- [Task statement]:
Restate all the material verbatim, except for the pictures.

- [Source data]:
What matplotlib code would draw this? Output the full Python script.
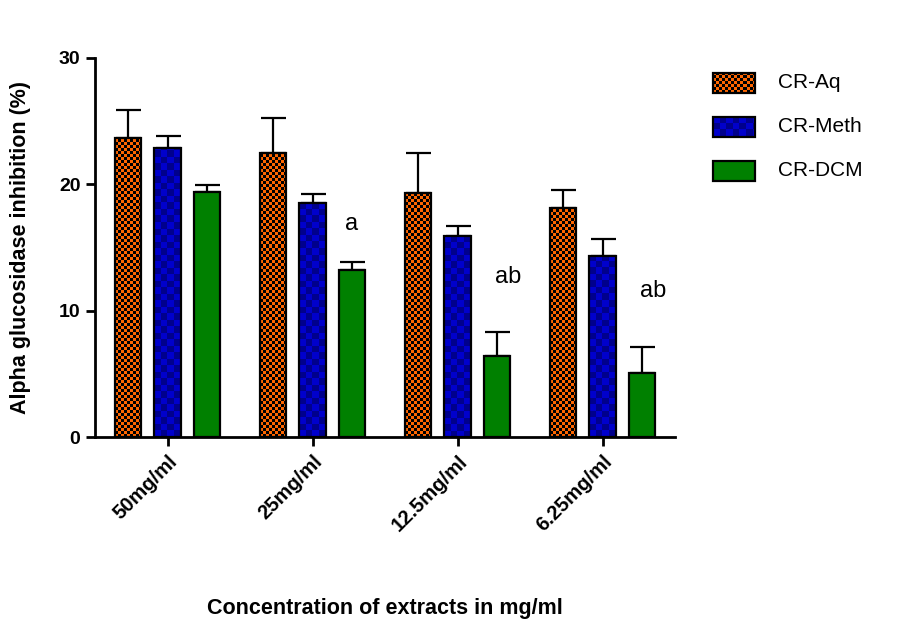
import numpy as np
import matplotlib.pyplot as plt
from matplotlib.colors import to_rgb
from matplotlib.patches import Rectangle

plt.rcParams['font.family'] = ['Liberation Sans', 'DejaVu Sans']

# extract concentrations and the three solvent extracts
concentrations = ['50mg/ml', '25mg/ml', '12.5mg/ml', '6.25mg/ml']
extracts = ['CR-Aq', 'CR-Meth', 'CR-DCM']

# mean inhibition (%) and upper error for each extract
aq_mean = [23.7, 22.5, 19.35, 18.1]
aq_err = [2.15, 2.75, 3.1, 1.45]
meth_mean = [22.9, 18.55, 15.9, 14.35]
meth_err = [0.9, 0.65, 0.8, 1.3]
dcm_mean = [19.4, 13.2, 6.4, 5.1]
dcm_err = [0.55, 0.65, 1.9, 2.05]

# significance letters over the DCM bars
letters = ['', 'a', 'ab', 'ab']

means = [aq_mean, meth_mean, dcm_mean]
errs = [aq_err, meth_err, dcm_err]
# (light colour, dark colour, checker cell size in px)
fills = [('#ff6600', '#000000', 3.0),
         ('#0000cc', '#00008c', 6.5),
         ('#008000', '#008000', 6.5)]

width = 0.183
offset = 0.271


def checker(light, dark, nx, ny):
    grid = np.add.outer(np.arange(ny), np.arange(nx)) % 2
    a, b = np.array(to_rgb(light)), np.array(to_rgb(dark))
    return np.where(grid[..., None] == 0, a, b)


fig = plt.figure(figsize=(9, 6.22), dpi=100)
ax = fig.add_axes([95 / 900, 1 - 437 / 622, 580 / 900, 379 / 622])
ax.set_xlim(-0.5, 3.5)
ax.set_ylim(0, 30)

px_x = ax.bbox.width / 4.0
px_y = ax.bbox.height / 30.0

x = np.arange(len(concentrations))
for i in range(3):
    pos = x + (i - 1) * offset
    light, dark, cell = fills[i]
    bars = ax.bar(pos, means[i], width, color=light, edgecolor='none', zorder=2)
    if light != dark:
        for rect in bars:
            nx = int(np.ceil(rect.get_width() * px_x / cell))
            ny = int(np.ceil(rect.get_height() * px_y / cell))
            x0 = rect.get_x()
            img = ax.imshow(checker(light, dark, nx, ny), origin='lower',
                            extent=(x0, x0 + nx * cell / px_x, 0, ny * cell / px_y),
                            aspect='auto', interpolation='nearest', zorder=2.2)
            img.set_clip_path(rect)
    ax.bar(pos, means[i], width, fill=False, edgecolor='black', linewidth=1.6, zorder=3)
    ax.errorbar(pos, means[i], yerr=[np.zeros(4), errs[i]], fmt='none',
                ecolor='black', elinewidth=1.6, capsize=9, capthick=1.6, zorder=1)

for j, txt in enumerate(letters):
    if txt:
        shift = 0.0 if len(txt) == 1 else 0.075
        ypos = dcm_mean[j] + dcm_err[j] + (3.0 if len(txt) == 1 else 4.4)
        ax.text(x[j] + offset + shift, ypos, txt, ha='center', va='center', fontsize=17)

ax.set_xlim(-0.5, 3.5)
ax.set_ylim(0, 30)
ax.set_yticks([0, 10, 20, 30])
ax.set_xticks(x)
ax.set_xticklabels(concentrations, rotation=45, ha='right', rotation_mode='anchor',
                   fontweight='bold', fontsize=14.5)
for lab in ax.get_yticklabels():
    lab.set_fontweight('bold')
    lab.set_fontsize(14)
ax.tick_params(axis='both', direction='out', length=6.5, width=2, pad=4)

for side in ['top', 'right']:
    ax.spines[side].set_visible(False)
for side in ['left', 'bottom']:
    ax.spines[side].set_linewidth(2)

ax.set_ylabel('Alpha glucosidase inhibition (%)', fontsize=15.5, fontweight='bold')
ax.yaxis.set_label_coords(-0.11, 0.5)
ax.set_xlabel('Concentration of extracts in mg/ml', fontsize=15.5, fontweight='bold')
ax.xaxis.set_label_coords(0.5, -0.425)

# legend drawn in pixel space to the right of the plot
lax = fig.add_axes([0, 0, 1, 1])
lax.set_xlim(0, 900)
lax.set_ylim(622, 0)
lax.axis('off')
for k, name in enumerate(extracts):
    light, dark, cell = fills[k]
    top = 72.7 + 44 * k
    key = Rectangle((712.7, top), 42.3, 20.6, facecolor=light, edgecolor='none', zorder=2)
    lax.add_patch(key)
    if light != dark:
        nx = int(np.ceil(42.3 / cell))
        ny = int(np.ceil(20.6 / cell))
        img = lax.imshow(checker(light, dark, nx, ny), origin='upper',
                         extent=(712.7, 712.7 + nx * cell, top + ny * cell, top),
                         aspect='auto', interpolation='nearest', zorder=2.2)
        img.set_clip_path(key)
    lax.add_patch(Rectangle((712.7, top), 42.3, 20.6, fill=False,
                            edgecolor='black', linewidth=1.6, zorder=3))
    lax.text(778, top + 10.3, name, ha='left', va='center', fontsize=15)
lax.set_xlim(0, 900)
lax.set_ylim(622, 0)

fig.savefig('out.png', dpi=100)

- [Output of the exercise]:
What matplotlib code would draw this? Output the full Python script.
import numpy as np
import matplotlib.pyplot as plt
from matplotlib.colors import to_rgb
from matplotlib.patches import Rectangle

plt.rcParams['font.family'] = ['Liberation Sans', 'DejaVu Sans']

# extract concentrations and the three solvent extracts
concentrations = ['50mg/ml', '25mg/ml', '12.5mg/ml', '6.25mg/ml']
extracts = ['CR-Aq', 'CR-Meth', 'CR-DCM']

# mean inhibition (%) and upper error for each extract
aq_mean = [23.7, 22.5, 19.35, 18.1]
aq_err = [2.15, 2.75, 3.1, 1.45]
meth_mean = [22.9, 18.55, 15.9, 14.35]
meth_err = [0.9, 0.65, 0.8, 1.3]
dcm_mean = [19.4, 13.2, 6.4, 5.1]
dcm_err = [0.55, 0.65, 1.9, 2.05]

# significance letters over the DCM bars
letters = ['', 'a', 'ab', 'ab']

means = [aq_mean, meth_mean, dcm_mean]
errs = [aq_err, meth_err, dcm_err]
# (light colour, dark colour, checker cell size in px)
fills = [('#ff6600', '#000000', 3.0),
         ('#0000cc', '#00008c', 6.5),
         ('#008000', '#008000', 6.5)]

width = 0.183
offset = 0.271


def checker(light, dark, nx, ny):
    grid = np.add.outer(np.arange(ny), np.arange(nx)) % 2
    a, b = np.array(to_rgb(light)), np.array(to_rgb(dark))
    return np.where(grid[..., None] == 0, a, b)


fig = plt.figure(figsize=(9, 6.22), dpi=100)
ax = fig.add_axes([95 / 900, 1 - 437 / 622, 580 / 900, 379 / 622])
ax.set_xlim(-0.5, 3.5)
ax.set_ylim(0, 30)

px_x = ax.bbox.width / 4.0
px_y = ax.bbox.height / 30.0

x = np.arange(len(concentrations))
for i in range(3):
    pos = x + (i - 1) * offset
    light, dark, cell = fills[i]
    bars = ax.bar(pos, means[i], width, color=light, edgecolor='none', zorder=2)
    if light != dark:
        for rect in bars:
            nx = int(np.ceil(rect.get_width() * px_x / cell))
            ny = int(np.ceil(rect.get_height() * px_y / cell))
            x0 = rect.get_x()
            img = ax.imshow(checker(light, dark, nx, ny), origin='lower',
                            extent=(x0, x0 + nx * cell / px_x, 0, ny * cell / px_y),
                            aspect='auto', interpolation='nearest', zorder=2.2)
            img.set_clip_path(rect)
    ax.bar(pos, means[i], width, fill=False, edgecolor='black', linewidth=1.6, zorder=3)
    ax.errorbar(pos, means[i], yerr=[np.zeros(4), errs[i]], fmt='none',
                ecolor='black', elinewidth=1.6, capsize=9, capthick=1.6, zorder=1)

for j, txt in enumerate(letters):
    if txt:
        shift = 0.0 if len(txt) == 1 else 0.075
        ypos = dcm_mean[j] + dcm_err[j] + (3.0 if len(txt) == 1 else 4.4)
        ax.text(x[j] + offset + shift, ypos, txt, ha='center', va='center', fontsize=17)

ax.set_xlim(-0.5, 3.5)
ax.set_ylim(0, 30)
ax.set_yticks([0, 10, 20, 30])
ax.set_xticks(x)
ax.set_xticklabels(concentrations, rotation=45, ha='right', rotation_mode='anchor',
                   fontweight='bold', fontsize=14.5)
for lab in ax.get_yticklabels():
    lab.set_fontweight('bold')
    lab.set_fontsize(14)
ax.tick_params(axis='both', direction='out', length=6.5, width=2, pad=4)

for side in ['top', 'right']:
    ax.spines[side].set_visible(False)
for side in ['left', 'bottom']:
    ax.spines[side].set_linewidth(2)

ax.set_ylabel('Alpha glucosidase inhibition (%)', fontsize=15.5, fontweight='bold')
ax.yaxis.set_label_coords(-0.11, 0.5)
ax.set_xlabel('Concentration of extracts in mg/ml', fontsize=15.5, fontweight='bold')
ax.xaxis.set_label_coords(0.5, -0.425)

# legend drawn in pixel space to the right of the plot
lax = fig.add_axes([0, 0, 1, 1])
lax.set_xlim(0, 900)
lax.set_ylim(622, 0)
lax.axis('off')
for k, name in enumerate(extracts):
    light, dark, cell = fills[k]
    top = 72.7 + 44 * k
    key = Rectangle((712.7, top), 42.3, 20.6, facecolor=light, edgecolor='none', zorder=2)
    lax.add_patch(key)
    if light != dark:
        nx = int(np.ceil(42.3 / cell))
        ny = int(np.ceil(20.6 / cell))
        img = lax.imshow(checker(light, dark, nx, ny), origin='upper',
                         extent=(712.7, 712.7 + nx * cell, top + ny * cell, top),
                         aspect='auto', interpolation='nearest', zorder=2.2)
        img.set_clip_path(key)
    lax.add_patch(Rectangle((712.7, top), 42.3, 20.6, fill=False,
                            edgecolor='black', linewidth=1.6, zorder=3))
    lax.text(778, top + 10.3, name, ha='left', va='center', fontsize=15)
lax.set_xlim(0, 900)
lax.set_ylim(622, 0)

fig.savefig('out.png', dpi=100)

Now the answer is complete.